I just haven’t had anyone of a similar enough size to pass things on to- even my mom won’t work because I’m curvier than her all over! But we’re both saving our scraps right now to stuff into some big floor pillows that I’m making for our playroom. If I can’t recycle them, I might as well use them as little boy crash pads!
I have realized over the years in teaching children to sew, that they treat every scrap of fabric as a treasure and see what they can do with it. As they are older they are more concerned about their environment. This has caused me to do more research on sustainability in sewing. Visit my page with some of my findings: https://youngsewists.com/2018/09/26/sustainable-sewing/
How exciting! I wish they had this when I learned to sew in Jr High!
That is so inspiring! I work with kids too, and I really hope that their generation holds resources more dear than mine has.
I love how my sewn clothes are sustainable. I can deconstruct or do alterations on them easily. My teens enjoy re-fashioned hand-me-down RTW just as much as the new clothes I make them. Last year I could not justify buying clothing for myself anymore. The price, the cheap construction/fabric, and the ill fit. I’m done with that! :o)
I bet the benefit of a large family is that there is always someone to pass hand-me-downs on to!!!
Not really! You’d be surprised. I’ve had slim kids, curvy kids, tall kids, short kids. I ended up with boxes of really nice jeans from the 90’s that never fit anybody! :o(
Great theme! I’m always interested in this topic. The thing that bothered me the most when I first started sewing was what to do with the scraps I couldn’t use (I don’t quilt) and the little bits that end up in a heap after cutting. I discovered that H&M recycles textiles, and also found a few friends who quilt, so I send my selvages to them, and the rest goes to the recycling bin. It is also a solution when a garment is worn out. It isn’t perfect, but I feel a lot better about that than putting it all the garbage. (I admit, sometimes the little scraps do go in the bin because I’m tired and lazy). This summer I did a mini sewing workshop with a friend, and we made a bunch of simple shirts for her out of the wide selvages in my fabric bin–I just had to add a center seam to the pattern which gave visual interest to an otherwise plain garment. It was the best stash-buster ever!! I also try to refashion garments or cut them down for my girls as much as possible. I also sew with natural fibers as much as possible, as I prefer them to wear, and they are easier to recycle and have less impact on the environment in terms of breaking down into a decomposed state.
I struggle with the balance between sewing (and styling /fashion) as a hobby and the sustainability aspect of making and having less. I am not a maximalist but certainly not a minimalist either! (mediumist?)

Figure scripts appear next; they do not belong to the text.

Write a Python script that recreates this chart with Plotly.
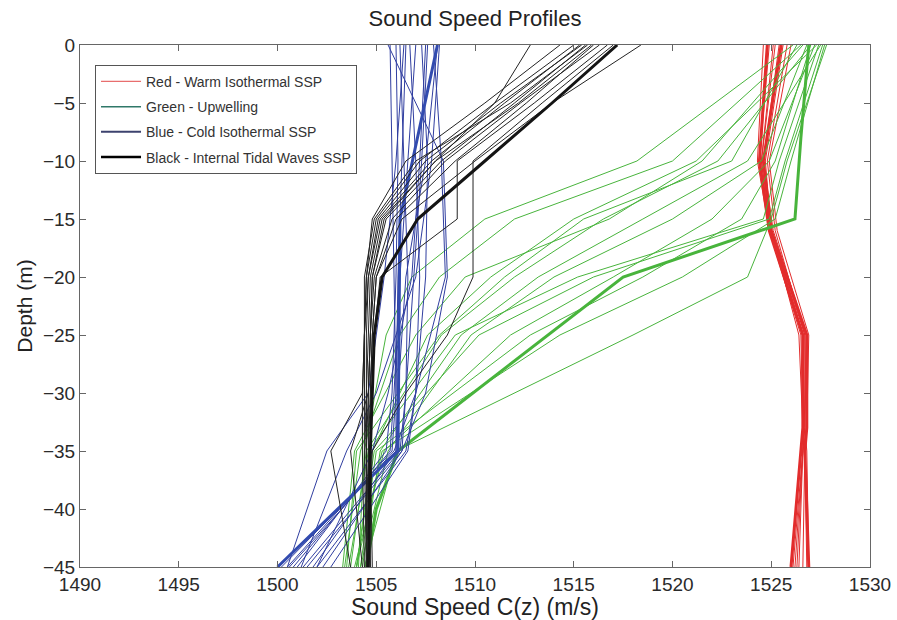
import plotly.graph_objects as go

# ---------------- data ----------------
# Red - warm isothermal profiles
red_depths = [0, -10, -16, -25, -33, -35, -45]
red_speeds = [
    [1524.6, 1524.3, 1524.9, 1526.6, 1526.6, 1526.5, 1526.0],
    [1524.9, 1524.4, 1525.0, 1526.7, 1526.7, 1526.6, 1526.2],
    [1525.2, 1524.5, 1524.9, 1526.5, 1526.6, 1526.7, 1526.8],
    [1525.4, 1524.6, 1525.1, 1526.8, 1526.7, 1526.6, 1526.3],
    [1525.6, 1524.7, 1525.0, 1526.6, 1526.7, 1526.8, 1526.9],
    [1525.8, 1524.8, 1525.2, 1526.7, 1526.8, 1526.6, 1526.1],
    [1526.0, 1524.9, 1525.3, 1526.9, 1526.8, 1526.7, 1526.6],
    [1525.1, 1524.5, 1525.0, 1526.4, 1526.6, 1526.6, 1526.4],
]
red_thick_speeds = [
    [1525.5, 1524.6, 1525.0, 1526.8, 1526.8, 1526.7, 1526.9],
    [1524.8, 1524.4, 1524.9, 1526.6, 1526.6, 1526.5, 1526.0],
]

# Green - upwelling profiles
green_depths = [0, -10, -15, -20, -25, -35, -45]
green_speeds = [
    [1526.1, 1518.2, 1510.5, 1506.8, 1505.5, 1504.4, 1504.1],
    [1527.3, 1521.2, 1515.0, 1510.8, 1507.6, 1504.8, 1504.0],
    [1527.0, 1522.3, 1516.5, 1512.0, 1508.3, 1504.5, 1503.7],
    [1527.5, 1523.8, 1518.5, 1513.2, 1509.3, 1505.2, 1504.3],
    [1527.6, 1525.7, 1524.9, 1516.0, 1510.2, 1504.9, 1504.0],
    [1527.4, 1525.4, 1524.6, 1515.2, 1509.0, 1504.6, 1503.6],
    [1527.8, 1525.8, 1525.0, 1523.8, 1518.0, 1506.0, 1504.4],
    [1526.8, 1524.5, 1520.0, 1514.0, 1509.8, 1505.6, 1504.2],
    [1526.5, 1520.0, 1512.0, 1508.2, 1506.2, 1504.2, 1503.4],
    [1527.2, 1524.9, 1522.0, 1517.0, 1511.8, 1505.4, 1503.9],
    [1526.3, 1523.0, 1515.5, 1511.5, 1508.2, 1504.0, 1503.5],
    [1527.0, 1525.2, 1523.5, 1518.5, 1512.8, 1505.0, 1504.2],
    [1526.6, 1521.5, 1516.8, 1509.5, 1507.0, 1503.9, 1503.3],
    [1527.7, 1526.0, 1525.2, 1520.5, 1514.3, 1505.3, 1504.0],
]
green_thick_depths = [0, -8, -15, -20, -35, -40, -45]
green_thick_speeds = [1526.9, 1526.5, 1526.2, 1517.5, 1506.1, 1505.0, 1504.5]

# Blue - cold isothermal profiles
blue_depths = [0, -10, -20, -30, -35, -45]
blue_speeds = [
    [1505.7, 1505.8, 1505.9, 1506.0, 1505.8, 1500.5],
    [1506.0, 1506.1, 1506.0, 1505.8, 1505.5, 1501.0],
    [1506.2, 1506.4, 1506.6, 1506.5, 1506.3, 1501.5],
    [1506.5, 1506.3, 1506.1, 1506.0, 1506.0, 1500.2],
    [1506.7, 1507.0, 1507.2, 1507.0, 1506.5, 1502.0],
    [1507.0, 1506.6, 1506.2, 1505.9, 1505.7, 1500.8],
    [1507.3, 1507.6, 1507.5, 1507.0, 1506.6, 1502.7],
    [1507.6, 1507.3, 1506.9, 1506.5, 1506.2, 1501.3],
    [1507.9, 1508.3, 1508.5, 1507.0, 1505.9, 1500.6],
    [1508.1, 1507.5, 1506.5, 1506.1, 1506.0, 1501.8],
    [1505.6, 1508.4, 1508.6, 1507.5, 1506.3, 1502.3],
    [1508.2, 1507.8, 1507.0, 1505.0, 1503.5, 1501.2],
    [1506.4, 1506.0, 1505.4, 1504.6, 1502.5, 1500.5],
    [1507.5, 1507.2, 1506.8, 1505.6, 1504.8, 1502.0],
]
blue_thick_depths = [0, -15, -35, -45]
blue_thick_speeds = [1508.1, 1506.2, 1506.1, 1500.0]

# Black - internal tidal wave profiles
black_depths = [0, -5, -10, -15, -20, -25, -30, -35, -45]
black_speeds = [
    [1515.0, 1511.0, 1507.2, 1505.0, 1504.5, 1504.4, 1504.3, 1504.3, 1504.4],
    [1515.3, 1511.5, 1507.8, 1505.2, 1504.6, 1504.5, 1504.5, 1504.5, 1504.5],
    [1515.6, 1512.0, 1508.3, 1505.5, 1504.8, 1504.7, 1504.6, 1504.6, 1504.6],
    [1515.7, 1511.8, 1507.0, 1504.9, 1504.4, 1504.4, 1504.4, 1504.5, 1504.7],
    [1516.0, 1512.6, 1509.0, 1506.0, 1505.0, 1504.8, 1504.7, 1504.7, 1504.8],
    [1516.3, 1512.3, 1508.5, 1505.8, 1504.9, 1504.7, 1504.6, 1504.5, 1504.5],
    [1516.7, 1513.0, 1509.1, 1509.1, 1505.2, 1504.9, 1504.8, 1504.7, 1504.7],
    [1517.0, 1513.4, 1509.9, 1509.9, 1509.9, 1508.6, 1506.5, 1504.8, 1504.6],
    [1518.4, 1513.9, 1510.0, 1506.3, 1505.0, 1504.8, 1504.7, 1504.6, 1504.6],
    [1512.8, 1511.0, 1508.0, 1505.3, 1504.7, 1504.6, 1504.5, 1504.5, 1504.6],
    [1515.4, 1511.3, 1507.5, 1505.1, 1504.6, 1504.4, 1504.3, 1502.7, 1503.7],
    [1515.9, 1512.2, 1508.0, 1505.4, 1504.8, 1504.7, 1504.6, 1503.7, 1504.3],
    [1514.3, 1510.5, 1506.5, 1504.8, 1504.5, 1504.4, 1504.4, 1504.4, 1504.5],
]
black_thick_depths = [0, -5, -10, -15, -20, -25, -35, -45]
black_thick_speeds = [1517.2, 1513.9, 1510.5, 1507.1, 1505.3, 1504.9, 1504.7, 1504.6]

legend_names = ["Red - Warm Isothermal SSP", "Green - Upwelling",
                "Blue - Cold Isothermal SSP", "Black - Internal Tidal Waves SSP"]

# ---------------- styles ----------------
RED = "rgb(226,44,44)"
GREEN = "rgb(72,180,60)"
BLUE = "rgb(48,62,160)"
BLACK = "rgb(20,20,20)"
FONT = "Liberation Sans, Arial, sans-serif"

fig = go.Figure()


def add(xs, ys, color, width):
    fig.add_trace(go.Scatter(x=xs, y=ys, mode="lines", showlegend=False,
                             hoverinfo="skip",
                             line=dict(color=color, width=width)))


for s in red_speeds:
    add(s, red_depths, RED, 1)
for s in red_thick_speeds:
    add(s, red_depths, RED, 3)

for s in green_speeds:
    add(s, green_depths, GREEN, 1)
add(green_thick_speeds, green_thick_depths, GREEN, 3)

for s in blue_speeds:
    add(s, blue_depths, BLUE, 1)
add(blue_thick_speeds, blue_thick_depths, "rgb(50,75,175)", 3)

for s in black_speeds:
    add(s, black_depths, "rgb(35,35,35)", 1)
add(black_thick_speeds, black_thick_depths, BLACK, 3)

# legend-only entries
legend_colors = ["rgb(232,110,110)", "rgb(48,120,105)", "rgb(60,66,110)", "black"]
legend_widths = [1.2, 1.5, 2, 2.5]
for i, (n, c, w) in enumerate(zip(legend_names, legend_colors, legend_widths)):
    fig.add_trace(go.Scatter(x=[None], y=[None], mode="lines", name=n,
                             legendgroup=f"g{i}",
                             line=dict(color=c, width=w)))

axis_common = dict(showline=True, linecolor="#666", linewidth=1, mirror="ticks",
                   ticks="inside", ticklen=6, tickcolor="#666", showgrid=False,
                   zeroline=False, automargin=False,
                   tickfont=dict(family=FONT, size=19, color="#2a2a2a"))

fig.update_layout(
    width=897, height=620,
    paper_bgcolor="white", plot_bgcolor="white",
    margin=dict(l=80, r=27, t=45, b=53),
    font=dict(family=FONT, color="#222"),
    title=dict(text="Sound Speed Profiles", x=0.5, xref="paper",
               y=1 - 18 / 620, yref="container", yanchor="middle",
               font=dict(family=FONT, size=22, color="#222")),
    xaxis=dict(range=[1490, 1530], tickmode="array",
               tickvals=list(range(1490, 1531, 5)),
               title=dict(text="Sound Speed C(z) (m/s)", standoff=2,
                          font=dict(family=FONT, size=23, color="#222")),
               **axis_common),
    yaxis=dict(range=[-45, 0], tickmode="array",
               tickvals=list(range(-45, 1, 5)),
               title=dict(text="Depth (m)", standoff=4,
                          font=dict(family=FONT, size=21, color="#222")),
               **axis_common),
    legend=dict(x=0.019, y=0.962, xanchor="left", yanchor="top",
                bgcolor="white", bordercolor="#555", borderwidth=1,
                font=dict(family=FONT, size=14, color="#333"),
                itemwidth=40, tracegroupgap=4, traceorder="grouped"),
)

fig.write_html("out.html")
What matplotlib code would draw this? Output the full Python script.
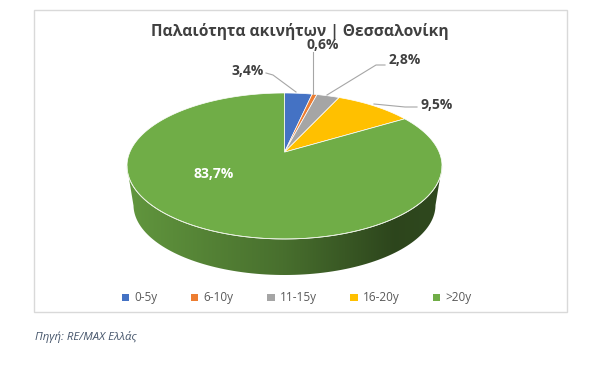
import numpy as np
import matplotlib
matplotlib.use("Agg")
import matplotlib.pyplot as plt
from matplotlib.patches import Polygon, Rectangle, Patch
from matplotlib.colors import to_rgb

# ---- data ----
title = "Παλαιότητα ακινήτων | Θεσσαλονίκη"
categories = ['0-5y', '6-10y', '11-15y', '16-20y', '>20y']
values = [3.4, 0.6, 2.8, 9.5, 83.7]
value_labels = ['3,4%', '0,6%', '2,8%', '9,5%', '83,7%']
colors = ['#4472C4', '#ED7D31', '#A5A5A5', '#FFC000', '#70AD47']
source = "Πηγή: RE/MAX Ελλάς"

W, H = 607, 377
fig = plt.figure(figsize=(W / 100, H / 100), dpi=100)
ax = fig.add_axes([0, 0, 1, 1])
ax.set_xlim(0, W)
ax.set_ylim(H, 0)
ax.axis('off')

FONT = ['Open Sans', 'DejaVu Sans']

# chart frame
ax.add_patch(Rectangle((34, 10), 533, 302, fill=False, ec='#D9D9D9', lw=1.0))

# geometry of the 3D pie (screen ellipse + perspective)
cx, cy, rx, ry = 284.5, 166.0, 157.5, 73.0
bcx, bcy, brx, bry = 284.5, 205.0, 151.0, 70.0
v = 0.19  # perspective shift of disc center toward far side


def proj(phi):
    """phi: angle (rad) clockwise from top on the real disc -> screen xy."""
    u, w = np.sin(phi), np.cos(phi)
    d = 1 + v * w
    up = u * np.sqrt(1 - v * v) / d
    wp = (w + v) / d
    return cx + rx * up, cy - ry * wp, np.arctan2(-wp, up)  # screen param t (y-down)


apex = (cx, cy - ry * v)
fracs = np.array(values) / np.sum(values)
bounds = np.concatenate([[0], np.cumsum(fracs)]) * 2 * np.pi

shade_s = [0.0, 0.5, 0.85, 1.0]
shade_f = [0.87, 0.64, 0.40, 0.42]

# sides (front half)
for i in range(len(values)):
    phis = np.linspace(bounds[i], bounds[i + 1], 200)
    _, _, ts = proj(phis)
    ts = np.mod(ts, 2 * np.pi)
    ts = ts[(ts >= 0) & (ts <= np.pi)]
    if len(ts) < 2:
        continue
    ts = np.sort(ts)
    tx = cx + rx * np.cos(ts)
    ty = cy + ry * np.sin(ts)
    bx = bcx + brx * np.cos(ts[::-1])
    by = bcy + bry * np.sin(ts[::-1])
    poly = Polygon(np.column_stack([np.r_[tx, bx], np.r_[ty, by]]), closed=True,
                   fc='none', ec='none')
    ax.add_patch(poly)
    xs = np.linspace(cx - rx, cx + rx, 400)
    s = (xs - (cx - rx)) / (2 * rx)
    f = np.interp(s, shade_s, shade_f)
    base = np.array(to_rgb(colors[i]))
    img = (base[None, :] * f[:, None])[None, :, :]
    im = ax.imshow(img, extent=(cx - rx, cx + rx, bcy + bry + 2, cy - 2),
                   aspect='auto', interpolation='bilinear', zorder=1)
    im.set_clip_path(poly)

ax.set_xlim(0, W)
ax.set_ylim(H, 0)

# top faces
for i in range(len(values)):
    phis = np.linspace(bounds[i], bounds[i + 1], 300)
    xs, ys, _ = proj(phis)
    pts = np.column_stack([np.r_[apex[0], xs], np.r_[apex[1], ys]])
    ax.add_patch(Polygon(pts, closed=True, fc=colors[i], ec='white', lw=0.5, zorder=2))

# light rim along front edge
tt = np.linspace(0, np.pi, 200)
ax.plot(cx + rx * np.cos(tt), cy + ry * np.sin(tt), color='#E8F0E0', lw=0.6, zorder=3)

# labels
lab_col = '#404040'
lab_pos = [(248, 71), (323, 45), (405, 60), (437, 105)]
leaders = [
    [(266, 73), (273, 75), (296, 92)],
    [(313, 52), (313, 94)],
    [(385, 65), (376, 65), (327, 95)],
    [(417, 107), (405, 107), (374, 104)],
]
for (x, y), txt, ln in zip(lab_pos, value_labels[:4], leaders):
    ax.text(x, y, txt, ha='center', va='center', fontsize=10, fontweight='bold',
            color=lab_col, family=FONT, zorder=5)
    lx, ly = zip(*ln)
    ax.plot(lx, ly, color='#A6A6A6', lw=0.8, zorder=4)

ax.text(214, 174, value_labels[4], ha='center', va='center', fontsize=10,
        fontweight='bold', color='white', family=FONT, zorder=5)

# title
ax.text(300, 31, title, ha='center', va='center', fontsize=11.2, fontweight='bold',
        color='#404040', family=FONT)

# legend
handles = [Patch(fc=c, ec='none', label=l) for c, l in zip(colors, categories)]
leg = fig.legend(handles=handles, ncol=5, loc='center',
                 bbox_to_anchor=(297 / W, 1 - 298 / H), frameon=False,
                 prop={'family': FONT, 'size': 8.5}, handlelength=0.6,
                 handleheight=0.6, handletextpad=0.45, columnspacing=2.85)
for t in leg.get_texts():
    t.set_color('#595959')

# source
ax.text(35, 337, source, ha='left', va='center', fontsize=8.2, style='italic',
        color='#44546A', family=FONT)

fig.savefig('out.png', dpi=100)
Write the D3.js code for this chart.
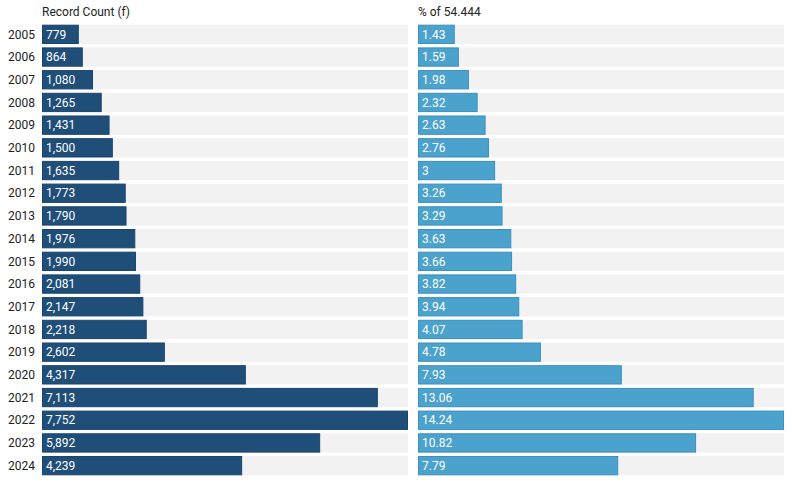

But having a connection with your clothes as intimate as you have when you made them does help to cherish and care for them! And one of the luxuries we have as makers is that we can repair using scraps of the very same fabric the garment is made of (although not all my me-mades are so well loved that they get repaired at a point where new fabric is needed).
I also started measuring pattern pieces before ordering so I know exactly how much to order! I did make a mistake (measured all pieces for a t shirt but forgot the neckline binding, so now I have a shirt with a folded neckline rather than one with binding) but well, that furthers creativity.